Racking a beer through raw steel wool WILL leach enough iron into your beer to at least ruin the flavor.

If you are the idiot I am, you might try running your mash off through steel wool into your kettle, because you forgot the cute little stainless strainer that you usually use.

I've found out the extremely unpleasant way that running 7 gallons of 170 degree wort through raw steel wool will not only leach enough iron into your beer to ruin the taste, it may also drive the iron content of your beer to dangerous levels.

I brewed a belgian several weeks ago at a friend's house. I noticed a very dark residue in my carboy after fermentation had completed, but had forgotten already that I had used SW as a filter, so I bottled it. I had a small sample during bottling, noted the iron taste, and figured it was just metallic off-flavor, or that I was tasting iron from work (auto tech - bottled right when I got home).

The next day I was feeling a bit tired and achy at work, but figured I may have been just getting the flu or whatever... lasted for a day or so.

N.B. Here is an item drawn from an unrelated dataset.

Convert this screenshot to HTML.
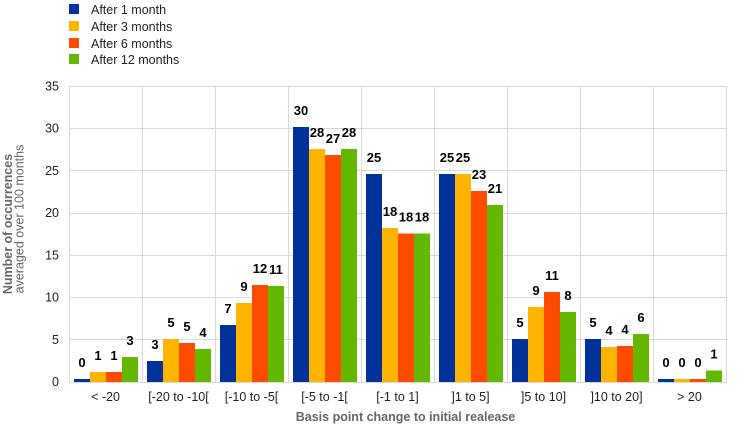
<!DOCTYPE html>
<html>
<head>
<meta charset="utf-8">
<style>
  html, body { margin: 0; padding: 0; background: #ffffff; }
  svg { display: block; }
  text { font-family: "Liberation Sans", Arial, sans-serif; }
</style>
</head>
<body>
<svg width="744" height="428" viewBox="0 0 744 428" xmlns="http://www.w3.org/2000/svg">
  <rect x="0" y="0" width="744" height="428" fill="#ffffff"/>

  <!-- Legend -->
  <g font-size="12.5" fill="#222">
    <rect x="69" y="4" width="10" height="10" fill="#003299"/>
    <text x="91" y="14">After 1 month</text>
    <rect x="69" y="21" width="10" height="10" fill="#FFB400"/>
    <text x="91" y="31">After 3 months</text>
    <rect x="69" y="38" width="10" height="10" fill="#FF4B00"/>
    <text x="91" y="48">After 6 months</text>
    <rect x="69" y="54" width="10" height="10" fill="#65B800"/>
    <text x="91" y="64">After 12 months</text>
  </g>

  <!-- Horizontal gridlines -->
  <g stroke="#d9d9d9" stroke-width="1">
    <line x1="69" y1="86.5" x2="726" y2="86.5"/>
    <line x1="69" y1="128.5" x2="726" y2="128.5"/>
    <line x1="69" y1="170.5" x2="726" y2="170.5"/>
    <line x1="69" y1="213.5" x2="726" y2="213.5"/>
    <line x1="69" y1="255.5" x2="726" y2="255.5"/>
    <line x1="69" y1="297.5" x2="726" y2="297.5"/>
    <line x1="69" y1="339.5" x2="726" y2="339.5"/>
    <line x1="69" y1="382.5" x2="726" y2="382.5"/>
    <!-- Vertical gridlines -->
    <line x1="69.5" y1="86" x2="69.5" y2="383"/>
    <line x1="142.5" y1="86" x2="142.5" y2="383"/>
    <line x1="215.5" y1="86" x2="215.5" y2="383"/>
    <line x1="288.5" y1="86" x2="288.5" y2="383"/>
    <line x1="361.5" y1="86" x2="361.5" y2="383"/>
    <line x1="434.5" y1="86" x2="434.5" y2="383"/>
    <line x1="507.5" y1="86" x2="507.5" y2="383"/>
    <line x1="580.5" y1="86" x2="580.5" y2="383"/>
    <line x1="653.5" y1="86" x2="653.5" y2="383"/>
    <line x1="726.5" y1="86" x2="726.5" y2="383"/>
  </g>

  <!-- Y tick labels -->
  <g font-size="12.5" fill="#222" text-anchor="end">
    <text x="59" y="90.5">35</text>
    <text x="59" y="132.5">30</text>
    <text x="59" y="175">25</text>
    <text x="59" y="217">20</text>
    <text x="59" y="259.5">15</text>
    <text x="59" y="301.5">10</text>
    <text x="59" y="344">5</text>
    <text x="59" y="386">0</text>
  </g>

  <!-- Bars -->
  <g>
    <!-- cat0 < -20 -->
    <rect x="74" y="379" width="16" height="3" fill="#003299"/>
    <rect x="90" y="372" width="16" height="10" fill="#FFB400"/>
    <rect x="106" y="372" width="16" height="10" fill="#FF4B00"/>
    <rect x="122" y="357" width="16" height="25" fill="#65B800"/>
    <!-- cat1 -->
    <rect x="147" y="361" width="16" height="21" fill="#003299"/>
    <rect x="163" y="339" width="16" height="43" fill="#FFB400"/>
    <rect x="179" y="343" width="16" height="39" fill="#FF4B00"/>
    <rect x="195" y="349" width="16" height="33" fill="#65B800"/>
    <!-- cat2 -->
    <rect x="220" y="325" width="16" height="57" fill="#003299"/>
    <rect x="236" y="303" width="16" height="79" fill="#FFB400"/>
    <rect x="252" y="285" width="16" height="97" fill="#FF4B00"/>
    <rect x="268" y="286" width="16" height="96" fill="#65B800"/>
    <!-- cat3 -->
    <rect x="293" y="127" width="16" height="255" fill="#003299"/>
    <rect x="309" y="149" width="16" height="233" fill="#FFB400"/>
    <rect x="325" y="155" width="16" height="227" fill="#FF4B00"/>
    <rect x="341" y="149" width="16" height="233" fill="#65B800"/>
    <!-- cat4 -->
    <rect x="366" y="174" width="16" height="208" fill="#003299"/>
    <rect x="382" y="228" width="16" height="154" fill="#FFB400"/>
    <rect x="398" y="233.5" width="16" height="148.5" fill="#FF4B00"/>
    <rect x="414" y="233.5" width="16" height="148.5" fill="#65B800"/>
    <!-- cat5 -->
    <rect x="439" y="174" width="16" height="208" fill="#003299"/>
    <rect x="455" y="174" width="16" height="208" fill="#FFB400"/>
    <rect x="471" y="191" width="16" height="191" fill="#FF4B00"/>
    <rect x="487" y="205" width="16" height="177" fill="#65B800"/>
    <!-- cat6 -->
    <rect x="512" y="339" width="16" height="43" fill="#003299"/>
    <rect x="528" y="307" width="16" height="75" fill="#FFB400"/>
    <rect x="544" y="292" width="16" height="90" fill="#FF4B00"/>
    <rect x="560" y="312" width="16" height="70" fill="#65B800"/>
    <!-- cat7 -->
    <rect x="585" y="339" width="16" height="43" fill="#003299"/>
    <rect x="601" y="347" width="16" height="35" fill="#FFB400"/>
    <rect x="617" y="346" width="16" height="36" fill="#FF4B00"/>
    <rect x="633" y="334" width="16" height="48" fill="#65B800"/>
    <!-- cat8 -->
    <rect x="658" y="379" width="16" height="3" fill="#003299"/>
    <rect x="674" y="379" width="16" height="3" fill="#FFB400"/>
    <rect x="690" y="379" width="16" height="3" fill="#FF4B00"/>
    <rect x="706" y="370.5" width="16" height="11.5" fill="#65B800"/>
  </g>

  <!-- Data labels -->
  <g font-size="13" font-weight="bold" fill="#000" text-anchor="middle">
    <text x="82" y="367">0</text>
    <text x="98" y="360">1</text>
    <text x="114" y="360">1</text>
    <text x="130" y="345">3</text>

    <text x="155" y="349">3</text>
    <text x="171" y="327">5</text>
    <text x="187" y="331">5</text>
    <text x="203" y="337">4</text>

    <text x="228" y="313">7</text>
    <text x="244" y="291">9</text>
    <text x="260" y="273">12</text>
    <text x="276" y="274">11</text>

    <text x="301" y="115">30</text>
    <text x="317" y="137">28</text>
    <text x="333" y="143">27</text>
    <text x="349" y="137">28</text>

    <text x="374" y="162">25</text>
    <text x="390" y="216">18</text>
    <text x="406" y="221.5">18</text>
    <text x="422" y="221.5">18</text>

    <text x="447" y="162">25</text>
    <text x="463" y="162">25</text>
    <text x="479" y="179">23</text>
    <text x="495" y="193">21</text>

    <text x="520" y="327">5</text>
    <text x="536" y="295">9</text>
    <text x="552" y="280">11</text>
    <text x="568" y="300">8</text>

    <text x="593" y="327">5</text>
    <text x="609" y="335">4</text>
    <text x="625" y="334">4</text>
    <text x="641" y="322">6</text>

    <text x="666" y="367">0</text>
    <text x="682" y="367">0</text>
    <text x="698" y="367">0</text>
    <text x="714" y="358.5">1</text>
  </g>

  <!-- X tick labels -->
  <g font-size="12.5" fill="#222" text-anchor="middle">
    <text x="105.5" y="401">&lt; -20</text>
    <text x="178.5" y="401">[-20 to -10[</text>
    <text x="251.5" y="401">[-10 to -5[</text>
    <text x="324.5" y="401">[-5 to -1[</text>
    <text x="397.5" y="401">[-1 to 1]</text>
    <text x="470.5" y="401">]1 to 5]</text>
    <text x="543.5" y="401">]5 to 10]</text>
    <text x="616.5" y="401">]10 to 20]</text>
    <text x="689.5" y="401">&gt; 20</text>
  </g>

  <!-- Axis titles -->
  <text x="405.5" y="421" font-size="12.5" font-weight="bold" fill="#666" text-anchor="middle">Basis point change to initial realease</text>
  <text x="12" y="224" font-size="12.5" font-weight="bold" fill="#666" text-anchor="middle" transform="rotate(-90 12 224)">Number of occurrences</text>
  <text x="23.5" y="219" font-size="12.5" fill="#666" text-anchor="middle" transform="rotate(-90 23.5 219)">averaged over 100 months</text>
</svg>
</body>
</html>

The following weekend I cracked another to see if it still had the taste, and it did, but since I'd already had a couple of other brews it didn't bother me much, so I drank it.

The following morning I woke up achy and a bit disoriented, and the day just got worse. While there has been no vomiting (thankfully), the last two days have been a bit... dehydrating, to say the least... That, along with nasty fatigue. Since this is the third day, I'm getting a bit concerned, but, I'll see how it goes.

The plan is to send a sample to a lab to get it tested for heavy metals, which will be the only way to confirm what I suspect. A brewer friend of mine has Sierra Nevada do analysis on his beers, so I guess that's where it's going.

I will update this thread when I find out what's up. Meanwhile, my advice is to use only stainless steel when making beer. There is NO upside to using cheap steel wool.

Of course, in hindsight, it's the only thing that makes sense.